Reproduce, character for character, the lines below from the first through the one with "import plotly.graph_objects as go". Leave pictures out.

[Begin DATASET SECTION]

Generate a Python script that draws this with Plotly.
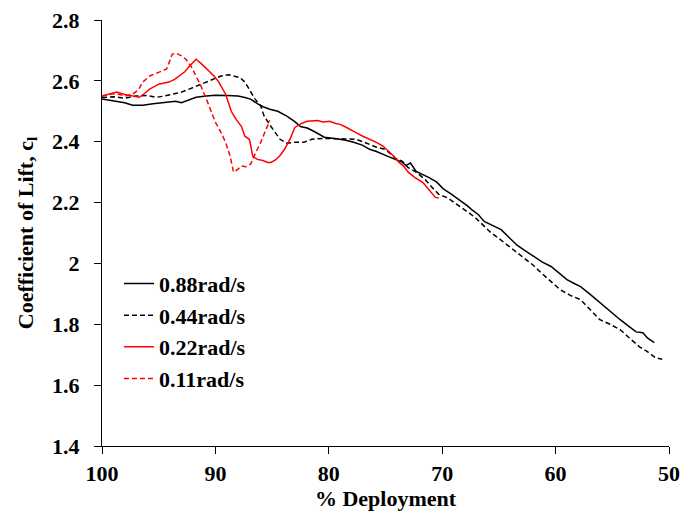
import plotly.graph_objects as go

# 0.88 rad/s (black solid)
x_088 = [100, 99, 98, 97.3, 96.4, 95.5, 94.5, 93.5, 93.0, 92.4, 91.7, 90.8, 90, 89, 88, 87.4, 86.9, 86.3, 85.8, 85.2, 84.5, 83.7, 83.0, 82.5, 81.9, 81.2, 80.4, 79.3, 78.5, 77.8, 77.0, 76.4, 75.8, 75.0, 74.3, 73.5, 73.2, 72.8, 72.3, 71.7, 71.2, 70.5, 69.9, 69.2, 68.5, 67.8, 67.4, 66.8, 66.3, 65.5, 64.8, 64.1, 63.4, 62.6, 61.9, 61.2, 60.4, 59.7, 59.0, 58.4, 57.8, 57.0, 56.1, 55.2, 54.3, 53.6, 52.9, 52.3, 51.9, 51.3]
y_088 = [2.54, 2.535, 2.528, 2.52, 2.52, 2.525, 2.53, 2.533, 2.528, 2.537, 2.546, 2.55, 2.553, 2.552, 2.55, 2.545, 2.54, 2.525, 2.515, 2.507, 2.5, 2.484, 2.466, 2.45, 2.445, 2.432, 2.415, 2.41, 2.405, 2.398, 2.388, 2.375, 2.368, 2.355, 2.345, 2.332, 2.322, 2.33, 2.302, 2.293, 2.283, 2.268, 2.245, 2.228, 2.21, 2.19, 2.177, 2.16, 2.138, 2.125, 2.111, 2.085, 2.06, 2.04, 2.022, 2.005, 1.99, 1.968, 1.947, 1.935, 1.924, 1.9, 1.871, 1.843, 1.815, 1.795, 1.775, 1.772, 1.755, 1.74]

# 0.44 rad/s (black dashed)
x_044 = [100, 99, 98, 97, 96, 95.2, 94.5, 93.8, 93.0, 92.3, 91.5, 90.9, 90.2, 89.5, 88.8, 88.3, 87.8, 87.4, 87.0, 86.5, 86.0, 85.7, 85.1, 84.6, 84.3, 83.7, 83.0, 82.2, 81.5, 80.4, 79.5, 78.7, 77.6, 77.0, 76.4, 75.8, 75.0, 74.5, 74.1, 73.5, 73.0, 72.3, 71.5, 70.9, 70.3, 69.5, 68.9, 68.3, 67.6, 67.1, 66.4, 65.7, 65.0, 64.3, 63.5, 62.8, 62.0, 61.3, 60.5, 59.6, 58.7, 57.8, 57.0, 56.1, 55.2, 54.3, 53.5, 52.6, 51.9, 51.2, 50.6]
y_044 = [2.545, 2.548, 2.543, 2.55, 2.552, 2.546, 2.55, 2.556, 2.563, 2.573, 2.585, 2.596, 2.607, 2.616, 2.62, 2.616, 2.61, 2.596, 2.572, 2.54, 2.517, 2.484, 2.45, 2.425, 2.408, 2.395, 2.398, 2.398, 2.408, 2.411, 2.41, 2.408, 2.408, 2.4, 2.39, 2.382, 2.375, 2.36, 2.345, 2.335, 2.315, 2.30, 2.276, 2.25, 2.227, 2.215, 2.2, 2.184, 2.165, 2.151, 2.125, 2.101, 2.082, 2.062, 2.04, 2.019, 1.995, 1.97, 1.945, 1.914, 1.895, 1.881, 1.85, 1.815, 1.8, 1.782, 1.755, 1.726, 1.71, 1.69, 1.685]

# 0.22 rad/s (red solid)
x_022 = [100, 99.3, 98.7, 98.0, 97.3, 96.7, 96.2, 95.8, 95.0, 94.1, 93.6, 93.2, 92.7, 92.3, 91.9, 91.7, 91.2, 90.6, 90.1, 89.7, 89.1, 88.6, 88.2, 87.7, 87.4, 87.0, 86.7, 86.3, 85.8, 85.4, 85.1, 84.7, 84.3, 83.9, 83.4, 83.0, 82.4, 81.9, 81.0, 80.5, 79.9, 79.4, 79.0, 78.6, 78.2, 77.6, 77.0, 76.4, 75.8, 75.2, 74.7, 74.2, 73.8, 73.4, 73.0, 72.4, 71.7, 71.1, 70.6, 70.3]
y_022 = [2.55, 2.558, 2.563, 2.555, 2.55, 2.546, 2.56, 2.573, 2.589, 2.596, 2.605, 2.616, 2.63, 2.648, 2.662, 2.671, 2.655, 2.632, 2.615, 2.596, 2.556, 2.50, 2.475, 2.45, 2.418, 2.408, 2.352, 2.342, 2.338, 2.332, 2.332, 2.34, 2.355, 2.375, 2.41, 2.447, 2.46, 2.467, 2.47, 2.465, 2.467, 2.46, 2.457, 2.45, 2.441, 2.43, 2.418, 2.408, 2.398, 2.385, 2.368, 2.35, 2.332, 2.32, 2.30, 2.282, 2.266, 2.24, 2.217, 2.215]

# 0.11 rad/s (red dashed)
x_011 = [100, 99.3, 98.7, 98.0, 97.3, 96.8, 96.4, 95.8, 95.0, 94.3, 93.8, 93.4, 93.0, 92.6, 92.1, 91.7, 91.3, 90.9, 90.4, 90.0, 89.5, 89.1, 88.7, 88.4, 88.0, 87.7, 87.3, 86.9, 86.5, 86.0, 85.6, 85.2]
y_011 = [2.55, 2.556, 2.558, 2.55, 2.556, 2.57, 2.596, 2.616, 2.628, 2.639, 2.688, 2.69, 2.682, 2.671, 2.645, 2.616, 2.585, 2.55, 2.505, 2.464, 2.43, 2.398, 2.352, 2.30, 2.31, 2.32, 2.318, 2.326, 2.36, 2.398, 2.435, 2.47]

series = [
    ("0.88rad/s", x_088, y_088, "black", "solid"),
    ("0.44rad/s", x_044, y_044, "black", "5px,3px"),
    ("0.22rad/s", x_022, y_022, "#ff0000", "solid"),
    ("0.11rad/s", x_011, y_011, "#ff0000", "5px,3px"),
]

y_ticks = [1.4, 1.6, 1.8, 2.0, 2.2, 2.4, 2.6, 2.8]
y_tick_labels = ["1.4", "1.6", "1.8", "2", "2.2", "2.4", "2.6", "2.8"]
x_ticks = [100, 90, 80, 70, 60, 50]
x_tick_labels = ["100", "90", "80", "70", "60", "50"]

FAM = "Liberation Serif"
SZ = 22

fig = go.Figure()
for name, xs, ys, col, dash in series:
    fig.add_trace(go.Scatter(x=xs, y=ys, mode="lines", name="<b>%s</b>" % name,
                             line=dict(color=col, width=1.5, dash=dash)))

fig.update_layout(
    width=694, height=511,
    margin=dict(l=102, r=25, t=20, b=65),
    paper_bgcolor="white", plot_bgcolor="white",
    font=dict(family=FAM, size=SZ, color="black"),
    showlegend=True,
    legend=dict(x=0.03, y=0.43, xanchor="left", yanchor="top",
                bgcolor="rgba(0,0,0,0)", font=dict(family=FAM, size=22, color="black"),
                tracegroupgap=0, itemwidth=30),
    xaxis=dict(range=[100, 50], tickvals=x_ticks, ticktext=["<b>%s</b>" % t for t in x_tick_labels],
               showgrid=False, zeroline=False, automargin=False,
               showline=True, linecolor="black", linewidth=1.2,
               ticks="outside", ticklen=7, tickcolor="black", tickwidth=1.2,
               ticklabelstandoff=0,
               tickfont=dict(family=FAM, size=SZ, color="black"),
               title=dict(text="<b>% Deployment</b>", standoff=8,
                          font=dict(family=FAM, size=SZ, color="black"))),
    yaxis=dict(range=[1.4, 2.8], tickvals=y_ticks, ticktext=["<b>%s</b>" % t for t in y_tick_labels],
               showgrid=False, zeroline=False, automargin=False,
               showline=True, linecolor="black", linewidth=1.2,
               ticks="outside", ticklen=7, tickcolor="black", tickwidth=1.2,
               ticklabelstandoff=10,
               tickfont=dict(family=FAM, size=SZ, color="black"),
               title=dict(text="<b>Coefficient of Lift, c<sub>l</sub></b>", standoff=12,
                          font=dict(family=FAM, size=SZ, color="black"))),
)

fig.write_html("out.html", config={"displayModeBar": False},
               post_script="document.body.style.margin='0';document.body.style.padding='0';")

[End DATASET SECTION]

**WRITTEN SOLUTION**
Generate a Python script that draws this with Plotly.
import plotly.graph_objects as go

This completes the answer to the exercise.